At the beginning of the week I consulted the Al-Anon meeting calendar, and honed in on the Friday 7:30 p.m. meeting. For years I’ve struggled with the concept of attending Al-Anon because I felt I did not belong there. After all, I have not spoken to my alcohol dependent father for 5 years, and before that it had been 3 years, and before that it had been at least 20 years. I had read a cursory amount of Al-Anon material years ago that led me to the assessment that because I was not an “enabler,” and since I was now “detached” I did not need Al-Anon. I believed Al-Anon was for those still entangled with the alcoholic, still trying to get them to stop drinking, and lost in the vortex of covering up for the loved one. Al-Anon was for everyone else but me.
The other part of the puzzle that kept me from entering those Al-Anon doors was my own problem with alcohol. The thought of sitting with people who suffered because of a loved one’s battle with alcohol made me feel like an interloper hiding their true identity as an alcoholic.
Lately, I’ve been ruminating about my father, missing him as if he left yesterday. It’s as if mourning his loss many years ago had been arrested, and now, after all this time, the loss was finally being felt.

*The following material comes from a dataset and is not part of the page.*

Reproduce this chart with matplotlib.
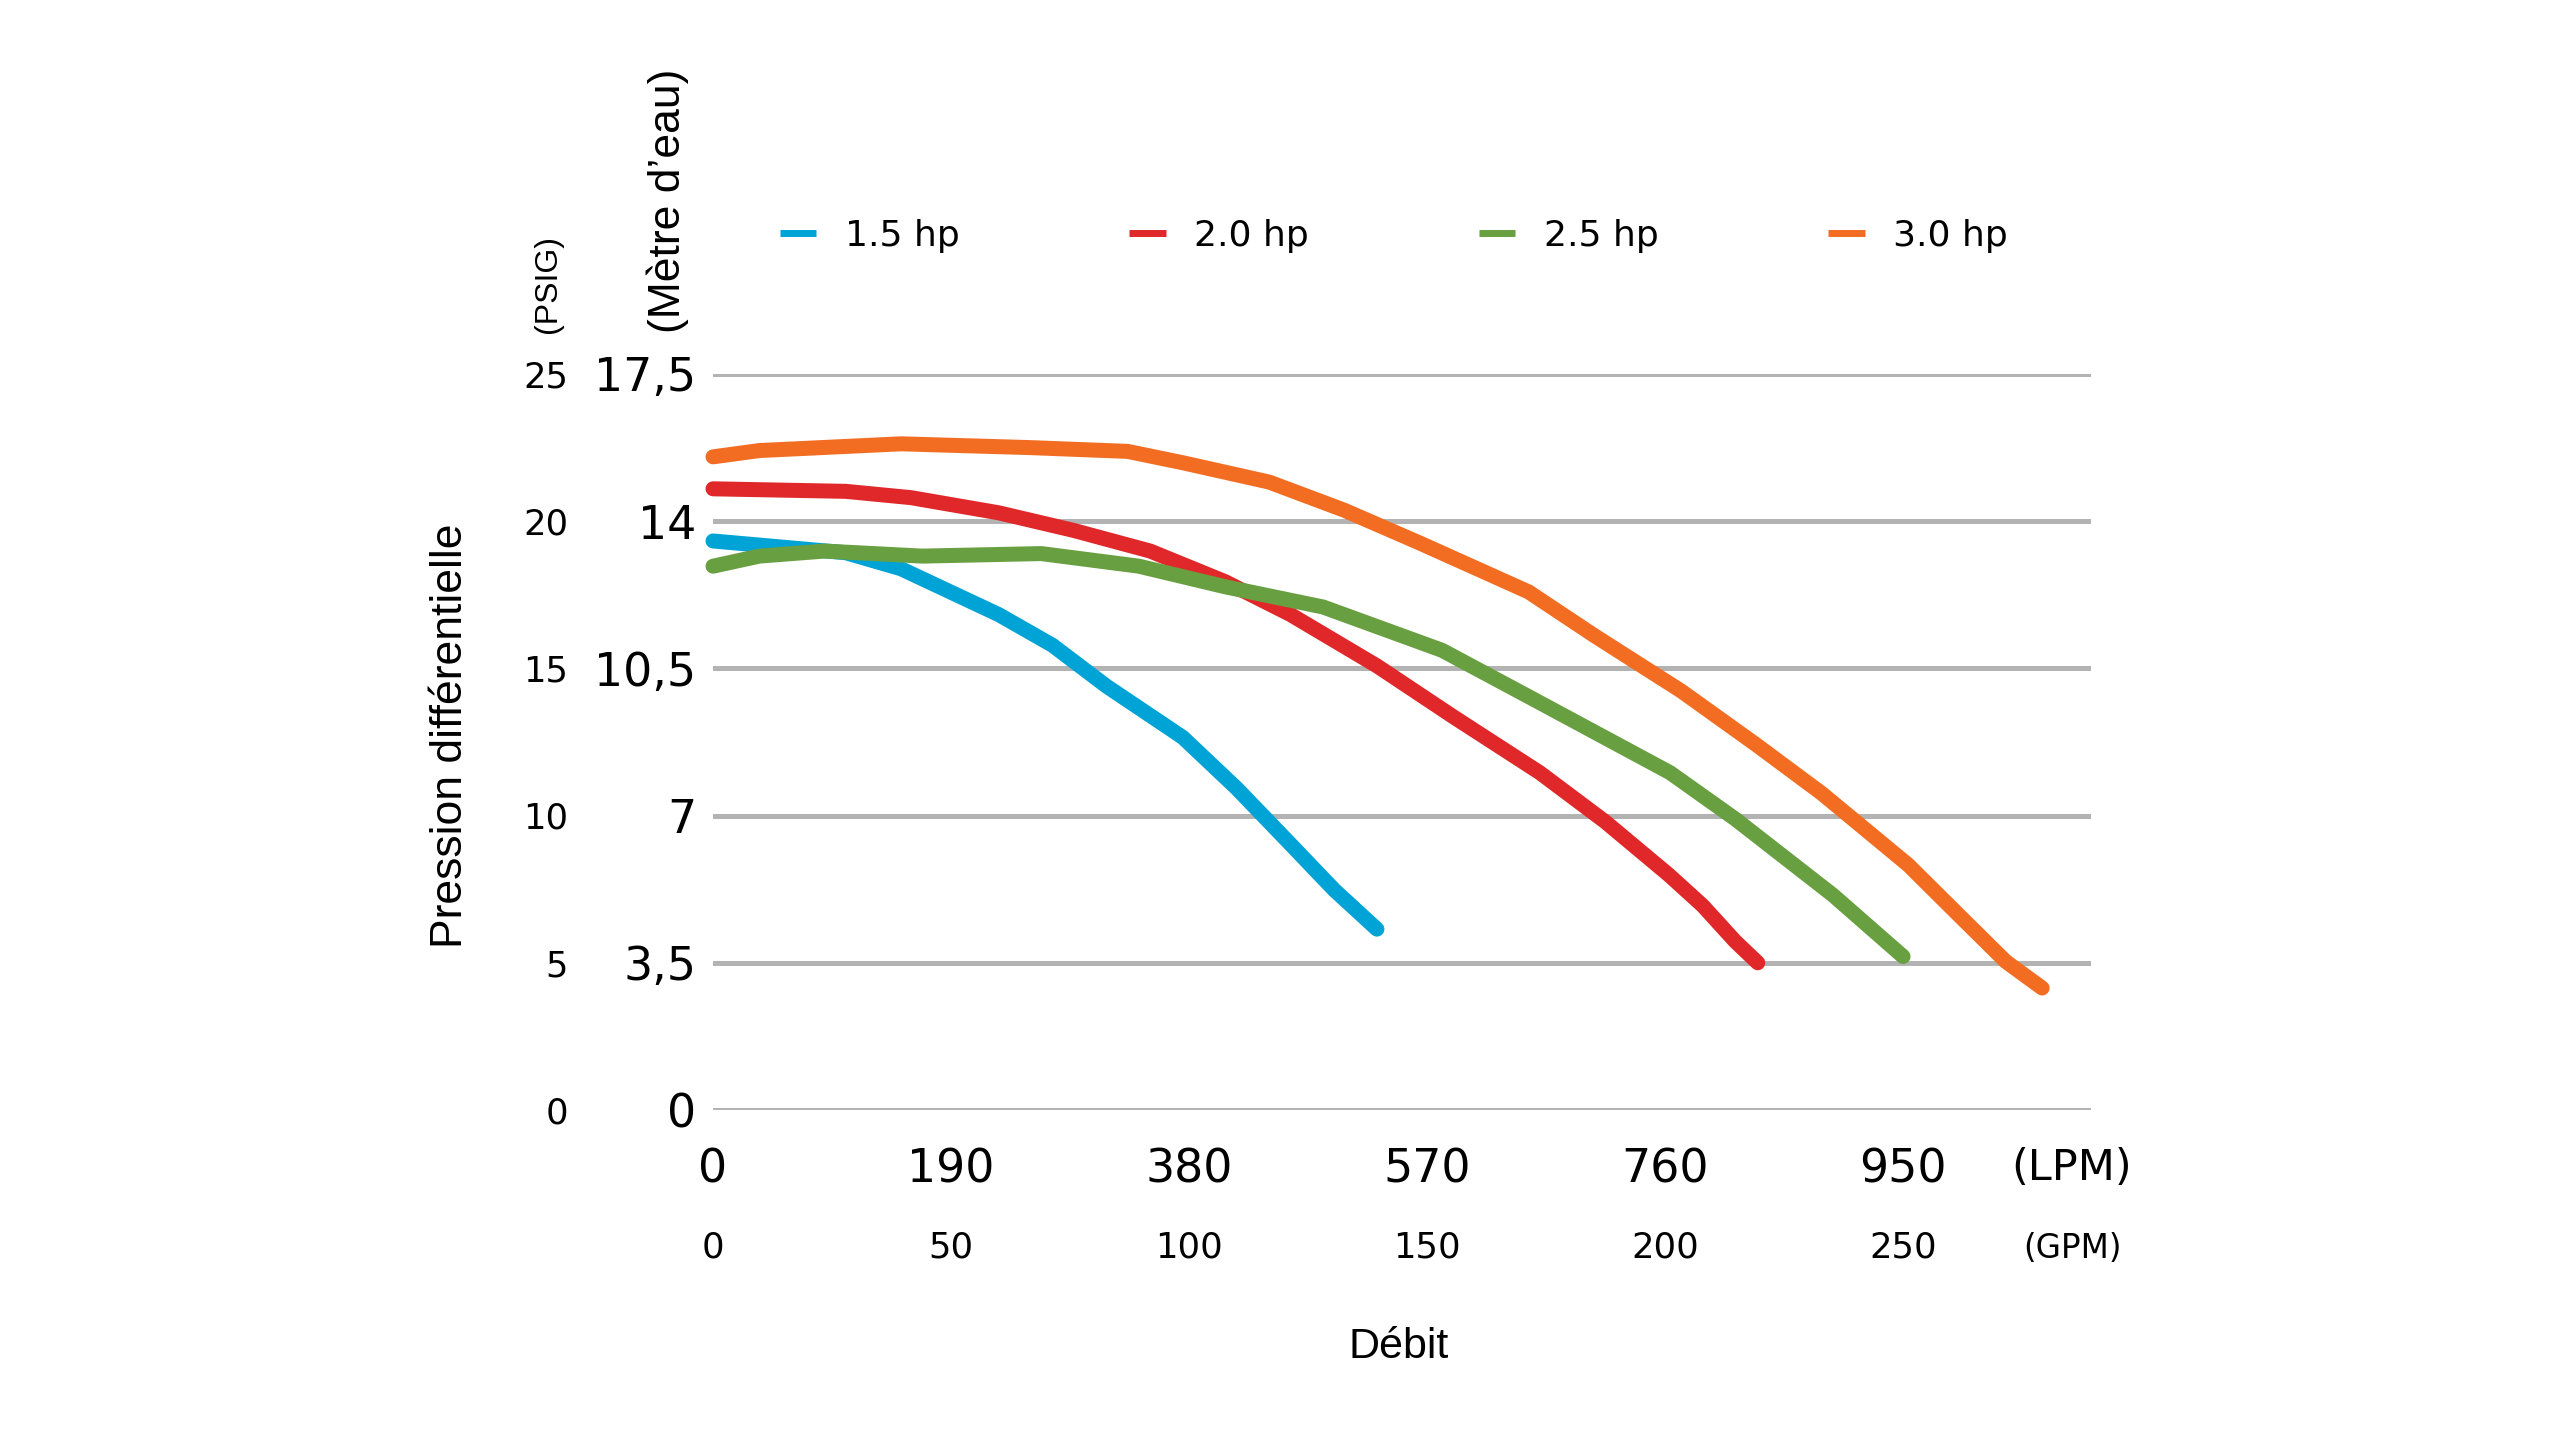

I pulled up to the church, and waited in the car until the last minute. I encountered a woman in a lovely dark green wrap dress wearing cross trainers who whispered, “Welcome” as she held the door open for me. I asked her, “Is this the Al-Anon meeting?” She nodded and showed me to a seat. There was a long rectangular desk in the middle of the room with 13 of us gathered around it. The group ranged in ages across the spectrum, easily from twenties to seventies. I immediately felt comfortable with the orderly fashion in which the meeting was being run. It felt like a well-oiled machine, yet one that could take new and broken parts like me.

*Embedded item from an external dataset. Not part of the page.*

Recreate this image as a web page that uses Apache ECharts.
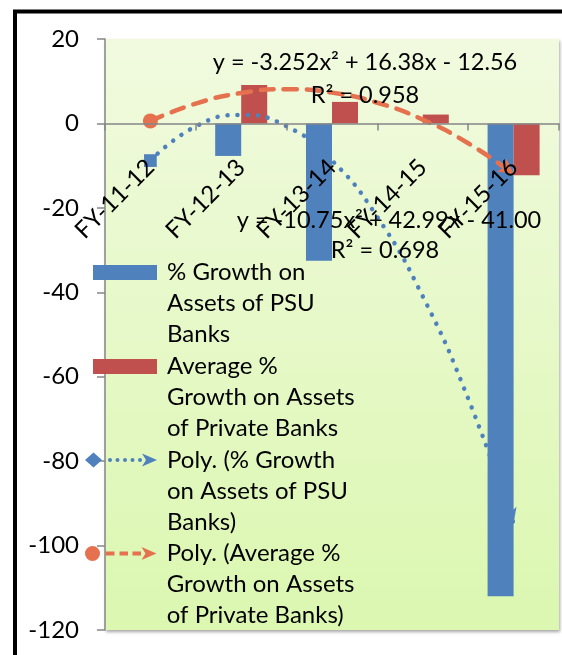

They went through the typical motions of reading the 12 steps, and there was a preamble that was read (of which I cannot recall much of the contents because I was anxious at the mere fact of being in attendance). They asked if this was anyone’s first Al-Anon meeting, and I raised my hand and introduced myself. I was immediately given a Newcomer packet of pamphlets with a local meeting schedule. And then people shared, and it was so different from AA in that there was accepted silence between shares. If no one wanted to share, or if there was a large pause before the next person shared, the pause just hung there like the damp air after rain. There was no cajoling, or putting people on the spot to share. I immediately relaxed when I saw this was the group format. I’ve always appreciated people who are comfortable with silence, and feel no need to just “fill the gap.”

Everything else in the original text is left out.